How does the New York Fed determine which issues will be included in the auctions?
The New York Fed consults market participants and solicits available inventory from primary dealers in order to determine the list of securities to be included in each auction.

When does the New York Fed announce the auctions?
The New York Fed posts the time and date of the auction and the list of securities to be included in the auction one business day in advance.

How do dealers submit their offers in the auction?
Primary dealers submit their offers via FedTrade once the auction has been opened, or approximately 30 minutes prior to the announced close time.
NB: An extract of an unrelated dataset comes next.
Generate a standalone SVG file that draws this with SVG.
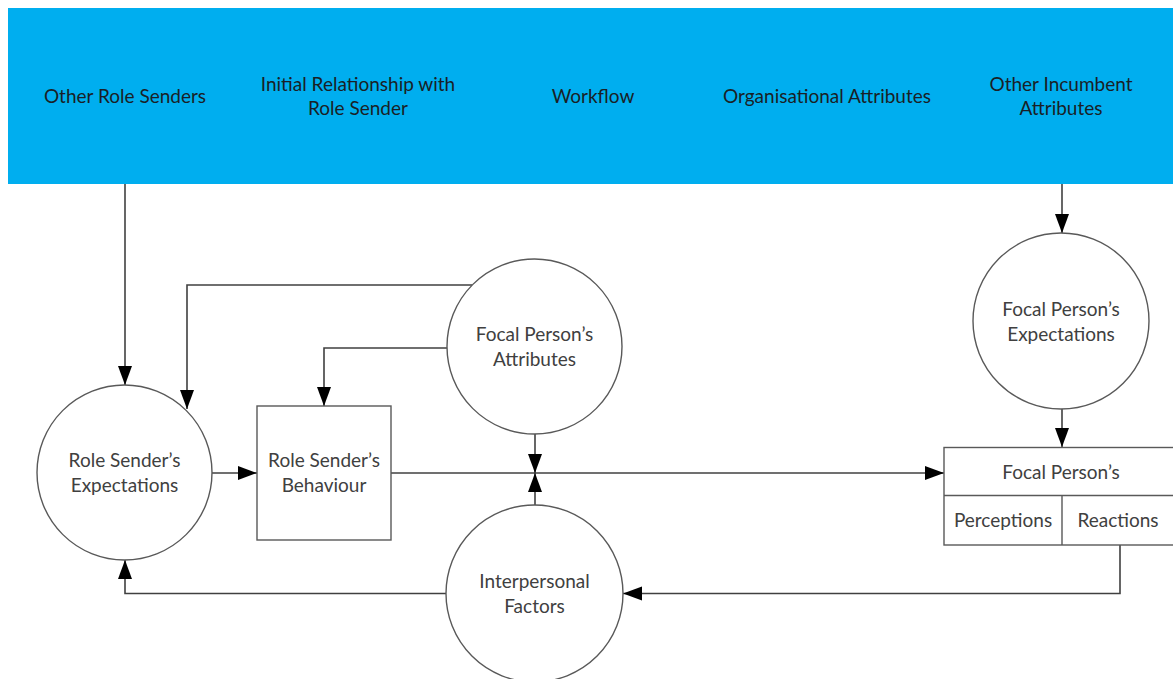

The auctions are normally open for 30 minutes, but may be shortened or extended, at the discretion of the New York Fed.

How many offers can a dealer submit during an auction?
Dealers are limited to three propositions per issue.

What is the minimum amount for which a dealer may submit offers?
The minimum offer size is $1 million, with a minimum increment of $1 million.

How does the New York Fed communicate the auction results?
Auction results are posted on the New York Fed website following each auction. The announcement includes the offers received, offers accepted, and amount purchased per issue.

In addition, individual auction results, including accepted offers, are made available via FedTrade to the participating primary dealers. Similar to other outright operations conducted by the New York Fed, pricing information related to transactions are not disclosed publicly.

Whom do dealers call if they experience difficulties during the auction?
Primary dealers may call the New York Fed Trading Desk with submission and verification questions. For system related problems, dealers may call New York Fed Primary Dealer Support.

Settlement

When and how does settlement take place?
Securities settlement occurs on a T+1 basis, i.e. one business day after the day of the auction, via the Fedwire Securities system.